EXERCISE GOAL — Copy the lines of the data below exactly, starting at the first and stopping after the line that contains "-388, -351, -344];"; include no pictures.

▼

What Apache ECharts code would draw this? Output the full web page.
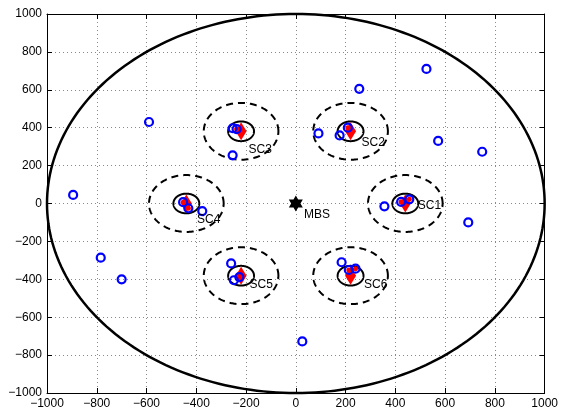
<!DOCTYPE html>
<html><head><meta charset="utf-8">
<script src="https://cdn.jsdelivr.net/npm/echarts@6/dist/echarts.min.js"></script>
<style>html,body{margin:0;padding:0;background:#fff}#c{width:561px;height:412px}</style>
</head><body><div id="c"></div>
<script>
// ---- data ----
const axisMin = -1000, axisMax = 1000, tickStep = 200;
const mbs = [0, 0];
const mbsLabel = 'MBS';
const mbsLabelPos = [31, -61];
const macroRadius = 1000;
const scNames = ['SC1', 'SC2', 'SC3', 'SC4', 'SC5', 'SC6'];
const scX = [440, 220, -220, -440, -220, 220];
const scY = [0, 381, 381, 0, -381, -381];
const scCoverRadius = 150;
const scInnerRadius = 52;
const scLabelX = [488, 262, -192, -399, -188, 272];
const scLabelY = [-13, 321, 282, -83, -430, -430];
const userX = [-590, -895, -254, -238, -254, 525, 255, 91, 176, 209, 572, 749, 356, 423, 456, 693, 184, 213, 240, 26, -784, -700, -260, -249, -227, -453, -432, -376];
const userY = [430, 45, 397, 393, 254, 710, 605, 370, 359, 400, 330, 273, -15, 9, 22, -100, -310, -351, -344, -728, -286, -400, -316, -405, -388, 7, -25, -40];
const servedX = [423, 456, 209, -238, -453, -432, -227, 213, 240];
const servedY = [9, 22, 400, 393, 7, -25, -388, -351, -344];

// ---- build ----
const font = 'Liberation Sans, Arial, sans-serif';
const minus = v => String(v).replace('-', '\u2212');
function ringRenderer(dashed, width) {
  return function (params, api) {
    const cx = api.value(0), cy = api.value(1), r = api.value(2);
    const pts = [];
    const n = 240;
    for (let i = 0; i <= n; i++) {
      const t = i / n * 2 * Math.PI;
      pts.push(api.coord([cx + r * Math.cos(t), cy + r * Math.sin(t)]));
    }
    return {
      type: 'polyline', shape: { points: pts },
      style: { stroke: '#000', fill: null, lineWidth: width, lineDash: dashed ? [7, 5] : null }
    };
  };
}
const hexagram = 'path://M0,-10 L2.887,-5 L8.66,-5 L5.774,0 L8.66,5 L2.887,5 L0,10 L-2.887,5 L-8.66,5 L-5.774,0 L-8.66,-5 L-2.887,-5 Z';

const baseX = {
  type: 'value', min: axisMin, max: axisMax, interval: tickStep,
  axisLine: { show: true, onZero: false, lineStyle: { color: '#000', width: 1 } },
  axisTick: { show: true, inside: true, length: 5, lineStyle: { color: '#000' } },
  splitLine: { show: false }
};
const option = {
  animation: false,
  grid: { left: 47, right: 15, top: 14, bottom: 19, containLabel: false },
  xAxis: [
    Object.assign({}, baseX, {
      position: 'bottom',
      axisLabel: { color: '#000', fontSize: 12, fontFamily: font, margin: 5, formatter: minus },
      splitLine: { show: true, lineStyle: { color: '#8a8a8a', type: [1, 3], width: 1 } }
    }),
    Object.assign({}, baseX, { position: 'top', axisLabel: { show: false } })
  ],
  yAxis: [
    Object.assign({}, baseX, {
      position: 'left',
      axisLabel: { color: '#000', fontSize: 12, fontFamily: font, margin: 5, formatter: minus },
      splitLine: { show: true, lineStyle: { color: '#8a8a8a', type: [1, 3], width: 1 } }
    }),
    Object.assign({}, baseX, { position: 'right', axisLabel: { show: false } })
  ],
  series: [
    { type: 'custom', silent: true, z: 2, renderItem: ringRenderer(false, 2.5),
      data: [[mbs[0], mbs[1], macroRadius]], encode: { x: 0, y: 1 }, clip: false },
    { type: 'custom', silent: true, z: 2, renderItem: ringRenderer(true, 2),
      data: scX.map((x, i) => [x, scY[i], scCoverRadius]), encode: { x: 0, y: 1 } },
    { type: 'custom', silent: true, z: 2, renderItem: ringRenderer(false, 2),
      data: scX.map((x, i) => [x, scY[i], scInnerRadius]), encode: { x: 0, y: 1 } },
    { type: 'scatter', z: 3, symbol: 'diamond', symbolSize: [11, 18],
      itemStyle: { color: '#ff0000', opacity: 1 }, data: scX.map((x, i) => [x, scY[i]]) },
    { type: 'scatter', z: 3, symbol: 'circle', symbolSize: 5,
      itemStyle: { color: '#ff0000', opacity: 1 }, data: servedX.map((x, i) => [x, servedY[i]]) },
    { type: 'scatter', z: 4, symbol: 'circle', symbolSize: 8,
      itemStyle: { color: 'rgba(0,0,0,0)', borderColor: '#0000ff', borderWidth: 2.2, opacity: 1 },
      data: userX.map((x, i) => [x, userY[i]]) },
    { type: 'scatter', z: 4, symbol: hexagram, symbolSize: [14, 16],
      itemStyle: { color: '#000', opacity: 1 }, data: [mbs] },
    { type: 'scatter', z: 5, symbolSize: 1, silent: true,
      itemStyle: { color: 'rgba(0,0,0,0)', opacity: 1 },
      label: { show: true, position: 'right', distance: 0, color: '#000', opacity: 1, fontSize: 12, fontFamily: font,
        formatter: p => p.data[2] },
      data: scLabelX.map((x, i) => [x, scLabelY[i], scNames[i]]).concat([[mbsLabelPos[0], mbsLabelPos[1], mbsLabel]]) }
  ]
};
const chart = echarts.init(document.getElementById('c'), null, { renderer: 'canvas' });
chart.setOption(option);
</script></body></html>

▲

RESULT FOR THIS TASK —
What Apache ECharts code would draw this? Output the full web page.
<!DOCTYPE html>
<html><head><meta charset="utf-8">
<script src="https://cdn.jsdelivr.net/npm/echarts@6/dist/echarts.min.js"></script>
<style>html,body{margin:0;padding:0;background:#fff}#c{width:561px;height:412px}</style>
</head><body><div id="c"></div>
<script>
// ---- data ----
const axisMin = -1000, axisMax = 1000, tickStep = 200;
const mbs = [0, 0];
const mbsLabel = 'MBS';
const mbsLabelPos = [31, -61];
const macroRadius = 1000;
const scNames = ['SC1', 'SC2', 'SC3', 'SC4', 'SC5', 'SC6'];
const scX = [440, 220, -220, -440, -220, 220];
const scY = [0, 381, 381, 0, -381, -381];
const scCoverRadius = 150;
const scInnerRadius = 52;
const scLabelX = [488, 262, -192, -399, -188, 272];
const scLabelY = [-13, 321, 282, -83, -430, -430];
const userX = [-590, -895, -254, -238, -254, 525, 255, 91, 176, 209, 572, 749, 356, 423, 456, 693, 184, 213, 240, 26, -784, -700, -260, -249, -227, -453, -432, -376];
const userY = [430, 45, 397, 393, 254, 710, 605, 370, 359, 400, 330, 273, -15, 9, 22, -100, -310, -351, -344, -728, -286, -400, -316, -405, -388, 7, -25, -40];
const servedX = [423, 456, 209, -238, -453, -432, -227, 213, 240];
const servedY = [9, 22, 400, 393, 7, -25, -388, -351, -344];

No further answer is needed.